Dr. Johnson Asiama, Governor of the Bank of Ghana, announced that developments in the Middle East, including potential peace deals, will significantly influence Ghana’s inflation outlook. These international events will shape discussions at the upcoming Monetary Policy Committee (MPC) meeting. The Governor made these remarks during a meeting with heads of commercial banks.
This shift in the inflation outlook comes as Ghana's economy shows mixed signals. Headline inflation increased slightly to 3.7 percent in May 2026, up from 3.4 percent in April and 3.2 percent in March. This marks the first consecutive increase since December 2024. The Bank previously maintained the policy rate at 14 percent, believing risks to inflation and growth were balanced.

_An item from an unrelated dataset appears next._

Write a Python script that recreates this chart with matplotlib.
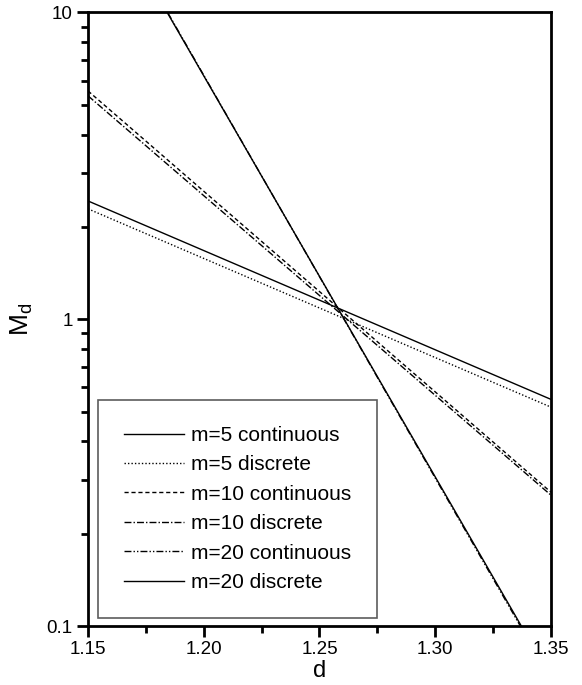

Ghana's fiscal performance remains strong, with a budget surplus of 0.1 percent of GDP in the first quarter of 2026. This exceeds program expectations. Despite these gains, elevated credit risk concerns persist within the banking sector. Banks must strengthen their credit underwriting standards to reduce non-performing loans, according to Dr. Asiama. The Governor reiterated that banks should focus on financial intermediation and supporting productive economic activity.
Dr. Asiama stated, "clearly, the outlook has now changed, and we are monitoring events in the coming days and weeks until the next meeting of the Monetary Policy Committee." He indicated these international developments would directly influence future policy decisions. He had previously told Bloomberg that a quicker normalisation of the situation in the Middle East could lead to an easing cycle for the policy rate.
The Bank of Ghana also amended its cash reserve requirement, setting a uniform ratio of 20 percent to be held in domestic currency. This directive took effect on June 4, 2026. The Chief Executive Officer of the Ghana Association of Banks, John Awuah, expressed concerns that this change could affect lending, credit costs, and deposits. However, Governor Asiama explained the decision aimed to enhance liquidity management and strengthen monetary policy transmission.
The Governor added that maintaining reserves in domestic currency will improve liquidity forecasting. It will also reduce operational complexities and support the deepening of the domestic financial market. This new framework provides a more predictable and equitable reserve management structure for financial institutions. It also preserves adequate liquidity buffers within the system. The next MPC meeting will closely evaluate these new influences to determine the next monetary policy direction.